Vásquez Montálban Il ne sera pas facile de trouver mieux. Il ne sera même plus possible de gloser à propos des ratés de la révolution cubaine sans faire intervenir dans le débat telle ou telle entrevue de Manuel Vásquez Montálban. Apprécié à juste titre pour son policier Pepe Carvalho (et ses talents culinaires), l’écrivain confirme le talent déjà étalé dans Galindez : il est un maître de l’enquête sociale et politique, un journaliste en totale maîtrise des règles et des exigences du journalisme d’enquête.
Montálban prend prétexte de l’étonnante visite de Jean-Paul II à Cuba pour soumettre Fidel Castro et son île à une batterie de questions.

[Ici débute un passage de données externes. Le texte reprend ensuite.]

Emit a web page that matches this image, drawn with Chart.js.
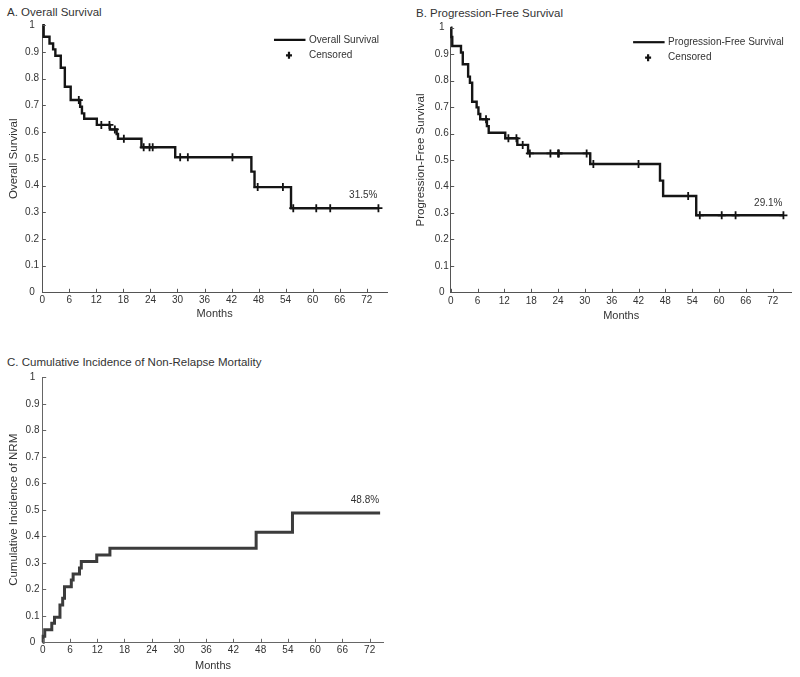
<!DOCTYPE html>
<html><head><meta charset="utf-8">
<script src="https://cdn.jsdelivr.net/npm/chart.js@4.4.1/dist/chart.umd.min.js"></script>
<style>
html,body{margin:0;padding:0;background:#fff;}
#wrap{position:relative;width:800px;height:677px;overflow:hidden;font-family:"Liberation Sans",Arial,sans-serif;background:#fff;}
.ttl{position:absolute;font-size:11.5px;line-height:14px;color:#333;white-space:nowrap;}
canvas{position:absolute;}
</style></head><body>
<div id="wrap">
<div class="ttl" id="tA" style="left:7px;top:5px"></div>
<div class="ttl" id="tB" style="left:416px;top:6px"></div>
<div class="ttl" id="tC" style="left:7px;top:355px"></div>
<canvas id="cA" width="400" height="330" style="left:0;top:0"></canvas>
<canvas id="cB" width="400" height="330" style="left:400px;top:0"></canvas>
<canvas id="cC" width="400" height="347" style="left:0;top:330px"></canvas>
</div>
<script>
// ---------- data ----------
const panelTitles = ["A. Overall Survival", "B. Progression-Free Survival", "C. Cumulative Incidence of Non-Relapse Mortality"];
const yAxisTitles = ["Overall Survival", "Progression-Free Survival", "Cumulative Incidence of NRM"];
const xAxisTitle = "Months";
const monthTicks = [0, 6, 12, 18, 24, 30, 36, 42, 48, 54, 60, 66, 72];
const probTicks = [0, 0.1, 0.2, 0.3, 0.4, 0.5, 0.6, 0.7, 0.8, 0.9, 1];
const endLabels = ["31.5%", "29.1%", "48.8%"];
const legendLineLabels = ["Overall Survival", "Progression-Free Survival"];
const censorLabel = "Censored";

// A. Overall survival (event times in months, survival after each time)
const osTimes = [0, 0.3, 1.6, 2.4, 2.9, 4.1, 5.0, 6.3, 8.4, 8.8, 9.3, 12.1, 15.0, 16.5, 16.8, 22.0, 29.5, 46.4, 47.1, 55.2, 74.6];
const osSurv  = [1, 0.957, 0.932, 0.910, 0.886, 0.841, 0.770, 0.720, 0.695, 0.670, 0.650, 0.627, 0.610, 0.593, 0.575, 0.543, 0.506, 0.452, 0.394, 0.315, 0.315];
const osCensorTimes = [8.1, 13.1, 14.9, 16.1, 18.1, 22.5, 23.8, 24.5, 30.6, 32.3, 42.2, 47.8, 53.4, 55.7, 60.8, 63.9, 74.6];

// B. Progression-free survival
const pfsTimes = [0, 0.15, 0.35, 2.3, 2.7, 3.9, 4.3, 4.8, 5.8, 6.2, 6.6, 8.1, 8.5, 12.2, 14.9, 17.3, 31.2, 46.8, 47.5, 54.9, 74.4];
const pfsSurv  = [1, 0.965, 0.931, 0.906, 0.862, 0.815, 0.792, 0.720, 0.699, 0.674, 0.654, 0.628, 0.603, 0.582, 0.557, 0.525, 0.485, 0.422, 0.364, 0.291, 0.291];
const pfsCensorTimes = [7.9, 12.9, 14.7, 16.1, 17.7, 22.3, 24.0, 24.2, 30.4, 31.9, 42.0, 53.1, 55.7, 60.6, 63.7, 74.4];

// C. Cumulative incidence of NRM
const nrmTimes = [0, 0.1, 0.45, 2.0, 2.6, 3.8, 4.4, 4.8, 6.3, 6.7, 8.1, 8.5, 11.9, 14.8, 47.0, 55.0, 74.3];
const nrmCum   = [0, 0.023, 0.047, 0.072, 0.095, 0.141, 0.166, 0.210, 0.235, 0.258, 0.280, 0.305, 0.329, 0.355, 0.415, 0.488, 0.488];

// ---------- helpers ----------
document.getElementById('tA').textContent = panelTitles[0];
document.getElementById('tB').textContent = panelTitles[1];
document.getElementById('tC').textContent = panelTitles[2];

const FONT = '"Liberation Sans", Arial, sans-serif';
const TXT = '#333';

function levelAt(times, vals, t) {
  let v = vals[0];
  for (let i = 0; i < times.length; i++) if (times[i] <= t) v = vals[i];
  return v;
}

const decor = {
  id: 'panelDecor',
  afterDraw(chart, args, o) {
    const {ctx, chartArea: ca, scales: {x, y}} = chart;
    ctx.save();
    // inward tick marks
    ctx.strokeStyle = o.axisColor; ctx.lineWidth = 1;
    ctx.beginPath();
    x.ticks.forEach(t => { const p = Math.round(x.getPixelForValue(t.value)) + 0.5; ctx.moveTo(p, ca.bottom); ctx.lineTo(p, ca.bottom - o.tickLen); });
    y.ticks.forEach(t => { const p = Math.round(y.getPixelForValue(t.value)) + 0.5; ctx.moveTo(ca.left, p); ctx.lineTo(ca.left + o.tickLen, p); });
    ctx.stroke();
    // end label
    const ds = chart.data.datasets[0].data;
    const last = ds[ds.length - 1];
    ctx.font = '10px ' + FONT; ctx.fillStyle = TXT; ctx.textAlign = 'right'; ctx.textBaseline = 'middle';
    ctx.fillText(o.endLabel, x.getPixelForValue(last.x) - 1, y.getPixelForValue(last.y) - 12.5);
    // legend
    if (o.legend) {
      const lineLbl = chart.data.datasets[0].label, cLbl = chart.data.datasets[1].label;
      ctx.font = '10px ' + FONT; ctx.textAlign = 'left';
      const w = ctx.measureText(lineLbl).width;
      const tx = ca.right - 8 - w;
      const y1 = ca.top + 14.5, y2 = ca.top + 30;
      ctx.fillText(lineLbl, tx, y1);
      ctx.fillText(cLbl, tx, y2);
      ctx.strokeStyle = '#111'; ctx.lineWidth = 2.2;
      ctx.beginPath(); ctx.moveTo(tx - 35, y1); ctx.lineTo(tx - 3.5, y1); ctx.stroke();
      ctx.lineWidth = 2.2;
      ctx.beginPath();
      ctx.moveTo(tx - 20, y2 - 3.5); ctx.lineTo(tx - 20, y2 + 3.5);
      ctx.moveTo(tx - 23, y2); ctx.lineTo(tx - 17, y2);
      ctx.stroke();
    }
    ctx.restore();
  }
};

function makePanel(id, c) {
  const datasets = [{
    label: c.lineLabel,
    data: c.times.map((t, i) => ({x: t, y: c.vals[i]})),
    stepped: true, borderColor: c.lineColor, borderWidth: c.lineWidth,
    pointRadius: 0, fill: false, clip: false, borderJoinStyle: 'miter', borderCapStyle: 'butt'
  }];
  if (c.censor) {
    datasets.push({
      label: censorLabel,
      data: c.censor.map(t => ({x: t, y: levelAt(c.times, c.vals, t)})),
      showLine: false, pointStyle: 'cross', pointRadius: 4, pointBorderWidth: 1.8,
      borderColor: '#111', backgroundColor: '#111', clip: false
    });
  }
  return new Chart(document.getElementById(id), {
    type: 'line',
    data: {datasets},
    options: {
      responsive: false, animation: false, events: [],
      layout: {padding: c.pad},
      plugins: {legend: {display: false}, tooltip: {enabled: false},
        panelDecor: {axisColor: c.axisColor, tickLen: 3.5, endLabel: c.endLabel, legend: !!c.censor}},
      scales: {
        x: {
          type: 'linear', min: 0, max: c.xMax,
          border: {display: true, color: c.axisColor, width: 1},
          grid: {display: false, drawTicks: false},
          ticks: {padding: c.xPad, font: {family: FONT, size: 10}, color: TXT, maxRotation: 0, autoSkip: false,
                  callback: v => String(v)},
          afterBuildTicks: s => { s.ticks = monthTicks.map(v => ({value: v})); },
          afterFit: s => { s.height = c.xH; s.paddingLeft = 0; s.paddingRight = 0; },
          title: {display: true, text: xAxisTitle, font: {family: FONT, size: 11}, color: TXT, padding: {top: 0, bottom: 0}}
        },
        y: {
          type: 'linear', min: 0, max: 1,
          border: {display: true, color: c.axisColor, width: 1},
          grid: {display: false, drawTicks: false},
          ticks: {padding: c.yPad, crossAlign: 'center', font: {family: FONT, size: 10}, color: TXT,
                  callback: v => String(Math.round(v * 10) / 10)},
          afterBuildTicks: s => { s.ticks = probTicks.map(v => ({value: v})); },
          afterFit: s => { s.width = c.yW; s.paddingTop = 0; s.paddingBottom = 0; },
          title: {display: true, text: c.yTitle, font: {family: FONT, size: 11.5}, color: TXT, padding: {top: 0, bottom: 0}}
        }
      }
    },
    plugins: [decor]
  });
}

makePanel('cA', {
  times: osTimes, vals: osSurv, censor: osCensorTimes, lineLabel: legendLineLabels[0],
  lineColor: '#151515', lineWidth: 2.4, axisColor: '#555', endLabel: endLabels[0], yTitle: yAxisTitles[0],
  xMax: 76.5, pad: {left: 7.4, right: 13, top: 25.3, bottom: 9.1}, xH: 28.6, yW: 34.9, xPad: 2.4, yPad: 3.3
});
makePanel('cB', {
  times: pfsTimes, vals: pfsSurv, censor: pfsCensorTimes, lineLabel: legendLineLabels[1],
  lineColor: '#151515', lineWidth: 2.4, axisColor: '#555', endLabel: endLabels[1], yTitle: yAxisTitles[1],
  xMax: 76.25, pad: {left: 14.4, right: 8.3, top: 27.7, bottom: 7.7}, xH: 30, yW: 36.3, xPad: 3.2, yPad: 2
});
makePanel('cC', {
  times: nrmTimes, vals: nrmCum, censor: null, lineLabel: 'NRM',
  lineColor: '#3c3c3c', lineWidth: 3, axisColor: '#666', endLabel: endLabels[2], yTitle: yAxisTitles[2],
  xMax: 75, pad: {left: 6.7, right: 16.7, top: 47.3, bottom: 4.4}, xH: 30.3, yW: 36, xPad: 2.4, yPad: 3.2
});
</script>
</body></html>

Les angles d’attaque sont nombreux : qu’est devenue la révolution ? Les Cubains mangent-ils à leur faim ? Que penser de cette La Havane dissidente qui hurle à Miami ? Quelle est la relation entre le susceptible pouvoir personnel de Fidel et les intellectuels de l’île ? La mère-patrie, l’Espagne, traite-t-elle Cuba autrement que les autres pays ? L’urbanisme de La Havane résulte-t-il d’une vision austère ou préserve-t-il les traditions chantantes de la révolution tropicale ? Autant de dossiers que Montalban ouvre, étoffe, stylise. Son enquête le mène au Vatican, à Miami, à la cour d’Espagne, elle met à contribution les contacts établis au cours d’une fabuleuse carrière de romancier et d’incorruptible enquêteur. L’humour attendu du créateur de Pepe Carvalho trouve pourtant à se loger. Comment ne pas sourire quand l’énigmatique sous-commandant Marcos fait savoir, du fond de son Chiapas, qu’il ne lit plus les aventures du détective gastronome parce qu’elles aiguisent un peu trop sa faim ? Et il faut lire la réponse de Montálban.
Un modèle de professionnalisme, d’équilibre établi à égale distance de la question grossière et de la complaisance, de culture et d’élégant savoir-vivre.